Check each line of the listing, and copy it if it contains the word "that".

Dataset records
## BEGIN

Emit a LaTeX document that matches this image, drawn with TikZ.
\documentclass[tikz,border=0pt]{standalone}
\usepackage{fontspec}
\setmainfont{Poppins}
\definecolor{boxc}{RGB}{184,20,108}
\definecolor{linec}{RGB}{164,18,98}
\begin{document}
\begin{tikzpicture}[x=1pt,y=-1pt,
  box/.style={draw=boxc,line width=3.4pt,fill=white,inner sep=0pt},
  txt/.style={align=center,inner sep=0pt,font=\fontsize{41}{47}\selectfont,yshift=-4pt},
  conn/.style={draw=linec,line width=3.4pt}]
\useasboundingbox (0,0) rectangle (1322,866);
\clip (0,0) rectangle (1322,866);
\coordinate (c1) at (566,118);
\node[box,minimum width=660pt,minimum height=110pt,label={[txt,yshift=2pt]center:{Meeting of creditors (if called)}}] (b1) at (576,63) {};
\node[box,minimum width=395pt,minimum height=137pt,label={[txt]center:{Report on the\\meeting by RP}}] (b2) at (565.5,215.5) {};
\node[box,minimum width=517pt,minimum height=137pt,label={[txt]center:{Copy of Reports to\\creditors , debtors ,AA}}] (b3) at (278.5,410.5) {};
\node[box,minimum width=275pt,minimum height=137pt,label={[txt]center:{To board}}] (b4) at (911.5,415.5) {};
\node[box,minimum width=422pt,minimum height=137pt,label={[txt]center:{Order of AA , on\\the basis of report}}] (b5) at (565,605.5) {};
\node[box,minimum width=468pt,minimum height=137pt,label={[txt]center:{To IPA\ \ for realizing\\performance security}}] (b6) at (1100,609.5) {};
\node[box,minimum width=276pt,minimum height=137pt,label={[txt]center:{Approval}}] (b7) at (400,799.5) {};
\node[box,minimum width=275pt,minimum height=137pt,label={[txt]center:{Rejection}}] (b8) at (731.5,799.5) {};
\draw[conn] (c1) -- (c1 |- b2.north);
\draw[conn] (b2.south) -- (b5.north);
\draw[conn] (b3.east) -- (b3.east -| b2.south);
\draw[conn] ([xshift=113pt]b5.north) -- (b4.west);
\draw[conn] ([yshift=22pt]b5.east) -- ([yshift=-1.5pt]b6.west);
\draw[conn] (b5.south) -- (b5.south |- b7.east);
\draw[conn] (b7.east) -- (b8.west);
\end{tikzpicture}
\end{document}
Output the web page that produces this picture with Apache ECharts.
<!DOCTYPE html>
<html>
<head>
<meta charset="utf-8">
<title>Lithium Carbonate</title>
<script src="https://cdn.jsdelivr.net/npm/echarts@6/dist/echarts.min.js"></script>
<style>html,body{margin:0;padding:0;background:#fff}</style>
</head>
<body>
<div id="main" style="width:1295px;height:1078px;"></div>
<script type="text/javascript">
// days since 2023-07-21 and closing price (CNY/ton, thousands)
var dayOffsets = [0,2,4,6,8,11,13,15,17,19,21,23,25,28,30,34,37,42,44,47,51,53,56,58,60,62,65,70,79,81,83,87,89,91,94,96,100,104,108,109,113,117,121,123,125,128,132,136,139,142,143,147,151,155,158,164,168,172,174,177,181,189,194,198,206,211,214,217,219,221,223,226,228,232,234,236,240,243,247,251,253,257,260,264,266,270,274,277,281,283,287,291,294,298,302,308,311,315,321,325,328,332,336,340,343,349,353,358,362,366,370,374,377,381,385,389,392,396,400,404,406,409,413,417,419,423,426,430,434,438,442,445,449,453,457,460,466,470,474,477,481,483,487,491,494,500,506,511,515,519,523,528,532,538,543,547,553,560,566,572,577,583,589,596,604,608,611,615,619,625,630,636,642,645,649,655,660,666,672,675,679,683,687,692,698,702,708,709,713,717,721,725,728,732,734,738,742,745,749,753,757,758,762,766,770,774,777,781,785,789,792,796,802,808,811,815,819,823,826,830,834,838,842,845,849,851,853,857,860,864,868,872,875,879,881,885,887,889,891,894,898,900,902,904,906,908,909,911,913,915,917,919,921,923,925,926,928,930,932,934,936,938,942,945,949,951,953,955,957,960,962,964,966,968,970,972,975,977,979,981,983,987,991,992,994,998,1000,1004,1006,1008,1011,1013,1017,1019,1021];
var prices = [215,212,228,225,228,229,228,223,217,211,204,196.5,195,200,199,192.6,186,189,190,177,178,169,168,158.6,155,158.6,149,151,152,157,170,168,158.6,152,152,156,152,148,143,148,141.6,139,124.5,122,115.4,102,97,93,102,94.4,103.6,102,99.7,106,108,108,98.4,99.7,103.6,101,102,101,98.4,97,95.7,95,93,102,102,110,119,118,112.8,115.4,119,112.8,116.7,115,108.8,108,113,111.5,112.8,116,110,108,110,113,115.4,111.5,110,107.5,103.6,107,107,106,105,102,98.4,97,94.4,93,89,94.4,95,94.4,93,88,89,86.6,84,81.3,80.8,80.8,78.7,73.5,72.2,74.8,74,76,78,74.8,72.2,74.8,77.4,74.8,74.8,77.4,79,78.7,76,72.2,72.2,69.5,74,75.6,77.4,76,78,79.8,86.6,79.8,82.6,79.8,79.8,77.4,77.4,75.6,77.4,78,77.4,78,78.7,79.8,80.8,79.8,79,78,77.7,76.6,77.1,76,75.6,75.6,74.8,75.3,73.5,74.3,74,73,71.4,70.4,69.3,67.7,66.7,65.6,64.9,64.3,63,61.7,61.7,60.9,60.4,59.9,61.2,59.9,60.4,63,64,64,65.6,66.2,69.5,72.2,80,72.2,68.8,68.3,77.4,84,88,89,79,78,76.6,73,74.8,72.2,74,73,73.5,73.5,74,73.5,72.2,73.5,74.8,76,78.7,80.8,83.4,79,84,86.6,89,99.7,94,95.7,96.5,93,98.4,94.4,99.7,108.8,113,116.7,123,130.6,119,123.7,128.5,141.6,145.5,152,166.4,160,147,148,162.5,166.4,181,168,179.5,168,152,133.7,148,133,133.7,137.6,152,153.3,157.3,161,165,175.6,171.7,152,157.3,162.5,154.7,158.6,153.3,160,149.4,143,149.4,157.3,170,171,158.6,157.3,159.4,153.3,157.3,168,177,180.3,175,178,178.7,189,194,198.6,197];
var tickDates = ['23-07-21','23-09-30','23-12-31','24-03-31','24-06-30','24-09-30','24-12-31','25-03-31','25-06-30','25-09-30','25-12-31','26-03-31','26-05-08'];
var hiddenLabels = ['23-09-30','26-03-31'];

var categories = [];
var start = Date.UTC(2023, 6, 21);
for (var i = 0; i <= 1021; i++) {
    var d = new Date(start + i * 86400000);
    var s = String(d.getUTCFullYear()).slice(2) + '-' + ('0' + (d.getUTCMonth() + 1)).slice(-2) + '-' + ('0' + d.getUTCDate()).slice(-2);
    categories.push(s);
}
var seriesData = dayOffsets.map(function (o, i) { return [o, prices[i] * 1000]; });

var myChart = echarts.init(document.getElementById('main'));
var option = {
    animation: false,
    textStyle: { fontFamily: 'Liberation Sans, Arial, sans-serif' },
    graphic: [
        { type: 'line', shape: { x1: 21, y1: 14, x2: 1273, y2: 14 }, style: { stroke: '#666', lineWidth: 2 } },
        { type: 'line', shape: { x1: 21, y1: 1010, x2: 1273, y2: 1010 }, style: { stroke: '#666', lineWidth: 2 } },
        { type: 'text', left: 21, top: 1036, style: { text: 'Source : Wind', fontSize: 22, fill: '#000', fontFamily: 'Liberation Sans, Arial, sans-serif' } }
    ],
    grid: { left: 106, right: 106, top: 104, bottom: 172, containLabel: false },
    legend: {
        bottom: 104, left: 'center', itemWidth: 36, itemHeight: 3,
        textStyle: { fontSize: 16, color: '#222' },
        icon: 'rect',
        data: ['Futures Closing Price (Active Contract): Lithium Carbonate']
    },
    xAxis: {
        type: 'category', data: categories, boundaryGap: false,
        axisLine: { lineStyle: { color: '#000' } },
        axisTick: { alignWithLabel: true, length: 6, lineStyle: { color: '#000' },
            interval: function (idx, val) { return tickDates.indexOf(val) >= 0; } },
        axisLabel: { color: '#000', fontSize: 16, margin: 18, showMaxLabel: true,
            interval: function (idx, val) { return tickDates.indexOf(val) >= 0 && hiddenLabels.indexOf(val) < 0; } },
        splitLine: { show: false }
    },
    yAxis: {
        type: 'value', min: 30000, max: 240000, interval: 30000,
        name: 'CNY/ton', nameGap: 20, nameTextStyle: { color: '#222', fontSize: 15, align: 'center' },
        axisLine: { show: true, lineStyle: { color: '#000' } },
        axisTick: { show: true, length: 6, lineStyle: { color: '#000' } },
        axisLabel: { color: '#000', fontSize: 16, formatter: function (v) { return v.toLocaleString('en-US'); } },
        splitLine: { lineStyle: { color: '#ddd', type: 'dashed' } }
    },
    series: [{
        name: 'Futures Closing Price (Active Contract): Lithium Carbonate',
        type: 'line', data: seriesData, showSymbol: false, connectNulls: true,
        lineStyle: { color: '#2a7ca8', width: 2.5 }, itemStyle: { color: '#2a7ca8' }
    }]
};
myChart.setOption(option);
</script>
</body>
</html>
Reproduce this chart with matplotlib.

## END

-- EXERCISE SOLUTION --
Emit a LaTeX document that matches this image, drawn with TikZ.
Output the web page that produces this picture with Apache ECharts.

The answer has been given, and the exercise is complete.